§ Available data
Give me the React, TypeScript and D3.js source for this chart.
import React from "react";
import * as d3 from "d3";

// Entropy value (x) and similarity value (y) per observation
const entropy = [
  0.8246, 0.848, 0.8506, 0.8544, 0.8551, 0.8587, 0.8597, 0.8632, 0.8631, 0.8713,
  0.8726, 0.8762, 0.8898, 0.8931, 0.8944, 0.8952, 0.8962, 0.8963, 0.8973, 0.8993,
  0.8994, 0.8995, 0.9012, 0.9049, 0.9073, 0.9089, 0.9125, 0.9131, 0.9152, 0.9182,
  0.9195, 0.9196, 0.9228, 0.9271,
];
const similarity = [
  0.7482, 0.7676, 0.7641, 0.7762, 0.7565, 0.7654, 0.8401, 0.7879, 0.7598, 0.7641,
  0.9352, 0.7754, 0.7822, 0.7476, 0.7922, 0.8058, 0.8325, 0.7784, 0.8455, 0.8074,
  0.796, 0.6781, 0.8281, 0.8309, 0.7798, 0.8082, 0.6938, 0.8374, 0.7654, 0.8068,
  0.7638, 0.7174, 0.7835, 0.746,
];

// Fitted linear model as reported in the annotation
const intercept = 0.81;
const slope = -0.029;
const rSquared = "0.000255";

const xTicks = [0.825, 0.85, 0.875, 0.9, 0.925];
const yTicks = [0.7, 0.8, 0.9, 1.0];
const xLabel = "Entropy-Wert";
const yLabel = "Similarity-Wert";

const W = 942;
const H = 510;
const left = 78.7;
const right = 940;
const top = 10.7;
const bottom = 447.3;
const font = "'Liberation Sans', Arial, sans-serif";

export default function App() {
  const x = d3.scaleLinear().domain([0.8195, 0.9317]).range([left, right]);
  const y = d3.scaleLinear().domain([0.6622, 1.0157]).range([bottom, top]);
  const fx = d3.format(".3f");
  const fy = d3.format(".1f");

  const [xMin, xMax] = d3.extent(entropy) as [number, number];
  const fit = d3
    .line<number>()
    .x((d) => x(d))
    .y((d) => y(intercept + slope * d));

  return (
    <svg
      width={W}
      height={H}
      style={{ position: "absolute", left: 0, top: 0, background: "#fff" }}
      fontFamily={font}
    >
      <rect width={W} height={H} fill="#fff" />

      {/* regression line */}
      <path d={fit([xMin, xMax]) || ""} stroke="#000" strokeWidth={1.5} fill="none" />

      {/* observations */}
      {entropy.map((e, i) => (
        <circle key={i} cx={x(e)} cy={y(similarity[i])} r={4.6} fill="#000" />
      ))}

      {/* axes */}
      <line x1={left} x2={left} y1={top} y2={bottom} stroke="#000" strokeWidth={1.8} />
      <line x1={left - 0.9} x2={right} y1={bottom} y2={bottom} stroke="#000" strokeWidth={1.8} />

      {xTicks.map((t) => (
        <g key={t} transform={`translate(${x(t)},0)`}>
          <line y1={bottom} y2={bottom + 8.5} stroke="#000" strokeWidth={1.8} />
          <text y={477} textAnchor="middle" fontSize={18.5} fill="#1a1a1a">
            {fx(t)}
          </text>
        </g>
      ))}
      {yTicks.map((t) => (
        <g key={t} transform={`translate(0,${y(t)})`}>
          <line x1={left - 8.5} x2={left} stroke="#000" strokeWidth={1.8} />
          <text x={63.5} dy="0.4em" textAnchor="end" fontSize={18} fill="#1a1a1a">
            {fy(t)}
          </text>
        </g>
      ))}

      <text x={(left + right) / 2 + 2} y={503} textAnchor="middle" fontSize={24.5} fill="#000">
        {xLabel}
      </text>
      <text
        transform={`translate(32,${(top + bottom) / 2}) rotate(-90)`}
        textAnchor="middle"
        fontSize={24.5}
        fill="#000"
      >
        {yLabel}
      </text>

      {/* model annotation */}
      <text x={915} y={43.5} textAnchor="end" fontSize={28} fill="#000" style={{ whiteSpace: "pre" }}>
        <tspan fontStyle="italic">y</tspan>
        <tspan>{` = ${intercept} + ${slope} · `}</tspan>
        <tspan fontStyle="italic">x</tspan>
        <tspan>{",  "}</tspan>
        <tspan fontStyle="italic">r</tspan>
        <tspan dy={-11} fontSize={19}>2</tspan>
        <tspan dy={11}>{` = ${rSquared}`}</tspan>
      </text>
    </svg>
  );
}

§ Stated problem
Lines from the beginning of the data above through the line containing "import * as" are to be returned exactly, and no others.

§ Response below
Give me the React, TypeScript and D3.js source for this chart.
import React from "react";
import * as d3 from "d3";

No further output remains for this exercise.